Obviously this has all been approved by the appropriate authorities. But it does imply that everyone in the system has confidence in the reliability of both the IT systems and the iPad itself.

Shipping lines are facing a similar transformation as the requirement that every ship carries paper nautical charts has been dropped. Captains can now rely solely on computer-based navigation information systems such as ECDIS to ensure they find the appropriate shipping channels and the safe entrance into the port.

Some commentators suggest that placing all our faith in electronic systems and satellite technology is dangerous. Apart from the calamities we have all heard about where motorists doggedly follow their satnav instructions and drive into a river, there is also the issue of deliberate interference which could block or distort the information flows.

I do understand these concerns as I used to encounter a similar scepticism about technology when we first talked to people about global shipping software.

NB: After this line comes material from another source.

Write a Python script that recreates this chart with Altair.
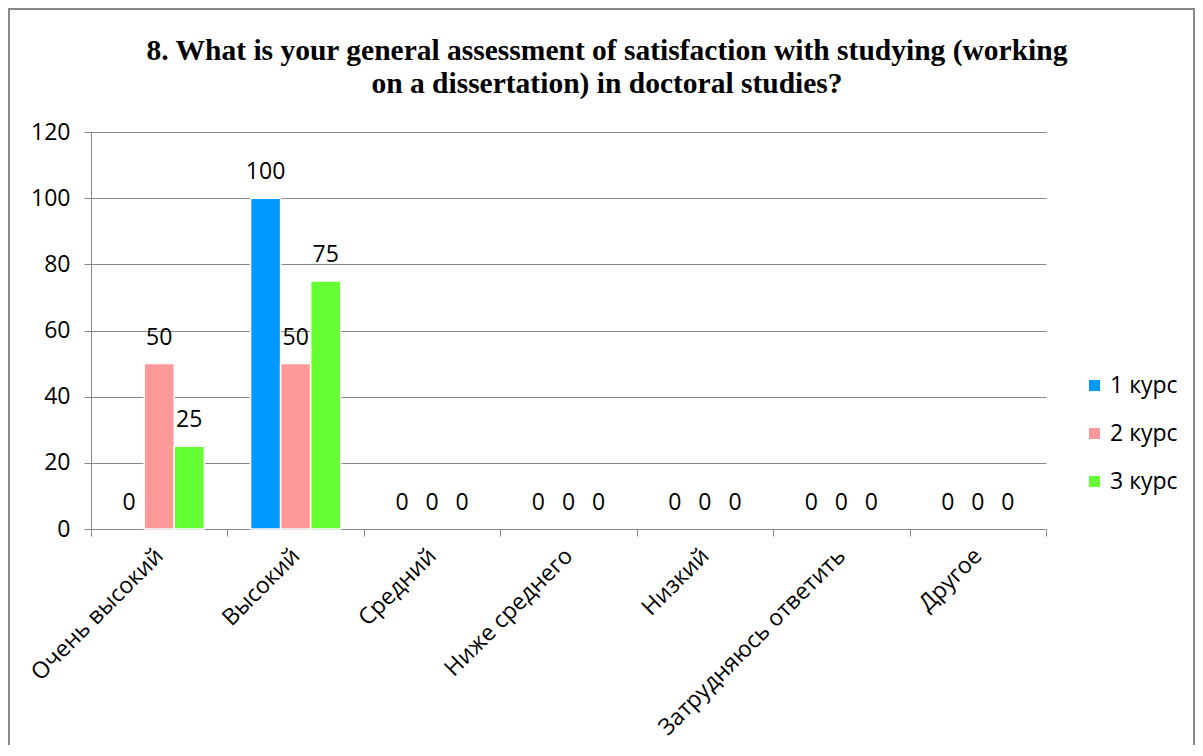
import altair as alt
import pandas as pd

categories = ["Очень высокий", "Высокий", "Средний", "Ниже среднего", "Низкий", "Затрудняюсь ответить", "Другое"]
series_names = ["1 курс", "2 курс", "3 курс"]
course1 = [0, 100, 0, 0, 0, 0, 0]
course2 = [50, 50, 0, 0, 0, 0, 0]
course3 = [25, 75, 0, 0, 0, 0, 0]
colors = ["#0099FF", "#FF9999", "#66FF33"]
y_ticks = [0, 20, 40, 60, 80, 100, 120]
title_line1 = "8. What is your general assessment of satisfaction with studying (working"
title_line2 = "on a dissertation) in doctoral studies?"

rows = []
for name, vals in zip(series_names, [course1, course2, course3]):
    for c, v in zip(categories, vals):
        rows.append({"cat": c, "series": name, "value": v})
df = pd.DataFrame(rows)

W, H = 955, 397
PL, PT, PR, PB = 83, 124, 149, 216
FONT = "Open Sans"
FS = 23

x_enc = alt.X("cat:N", sort=categories, title=None,
              scale=alt.Scale(paddingInner=0, paddingOuter=0),
              axis=alt.Axis(tickBand="extent", tickSize=7, tickColor="#888888", domainColor="#888888",
                            labelAngle=-45, labelAlign="right", labelBaseline="middle",
                            labelFont=FONT, labelFontSize=FS, labelColor="black", labelPadding=16,
                            grid=False, labelLimit=400))
xo_enc = alt.XOffset("series:N", sort=series_names, scale=alt.Scale(paddingInner=0, paddingOuter=0.77))
y_enc = alt.Y("value:Q", title=None, scale=alt.Scale(domain=[0, 120], nice=False),
              axis=alt.Axis(values=y_ticks, grid=True, gridColor="#888888", gridWidth=1,
                            tickSize=7, tickColor="#888888", domain=True, domainColor="#888888",
                            labelFont=FONT, labelFontSize=FS, labelColor="black", labelPadding=14))

base = alt.Chart(df)

bars = base.mark_bar(stroke="white", strokeWidth=1.5).encode(
    x=x_enc, xOffset=xo_enc, y=y_enc,
    strokeOpacity=alt.condition("datum.value > 0", alt.value(1), alt.value(0)),
    color=alt.Color("series:N", sort=series_names,
                    scale=alt.Scale(domain=series_names, range=colors),
                    legend=alt.Legend(title=None, orient="none", legendX=992, legendY=242,
                                      symbolType="square", symbolSize=121, symbolStrokeWidth=0,
                                      labelFont=FONT, labelFontSize=FS, labelColor="black",
                                      rowPadding=24, labelOffset=4))
)

labels = base.mark_text(font=FONT, fontSize=FS, color="black", baseline="alphabetic", dy=-19).encode(
    x=alt.X("cat:N", sort=categories), xOffset=xo_enc, y=alt.Y("value:Q"),
    text=alt.Text("value:Q")
)

def title_layer(line, ypos):
    return alt.Chart(pd.DataFrame({"line": [line]})).mark_text(
        font="Liberation Serif", fontSize=29.5, fontWeight="bold",
        color="black", align="center", baseline="alphabetic").encode(
        x=alt.value(516), y=alt.value(ypos), text="line:N")

title1 = title_layer(title_line1, -72)
title2 = title_layer(title_line2, -39)

border = alt.Chart(pd.DataFrame({"a": [0]})).mark_rect(fill=None, stroke="#888888", strokeWidth=2).encode(
    x=alt.value(-PL + 1), x2=alt.value(W + PR - 1), y=alt.value(-PT + 1), y2=alt.value(H + PB + 50)
)

chart = alt.layer(border, bars, labels, title1, title2).properties(
    width=W, height=H,
    autosize=alt.AutoSizeParams(type="none"),
    padding={"left": PL, "top": PT, "right": PR, "bottom": PB}
).configure(background="white", view=alt.ViewConfig(stroke=None))

chart.save("out.html", embed_options={"renderer": "svg", "actions": False})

For logistics managers who measured their performance by the goods being loaded and unloaded in the warehouse and the pile of papers on their desk at the end of the day, the idea of trusting an unseen and little understood IT shipping system was daunting.

To them, it did not offer the much-heralded ‘end-to-end supply chain visibility’. It actually reduced it. And the thought of making deliveries from the manufacturer or another remote location direct to the end customer, with the product never even entering the warehouse, was a complete nightmare.

But they were tempted by the idea that a good, reliable transportation management software solution would increase both operational efficiency and customer satisfaction. And once the financial director got involved and saw how it would cut costs, the ‘risk’ became worth taking.

In the end, it all comes down to confidence. Once people understand that it works – whether it is aircraft cockpits and ship bridges going paperless or entire inventories being shipped around the world – then we can all benefit from the advances that technology can bring.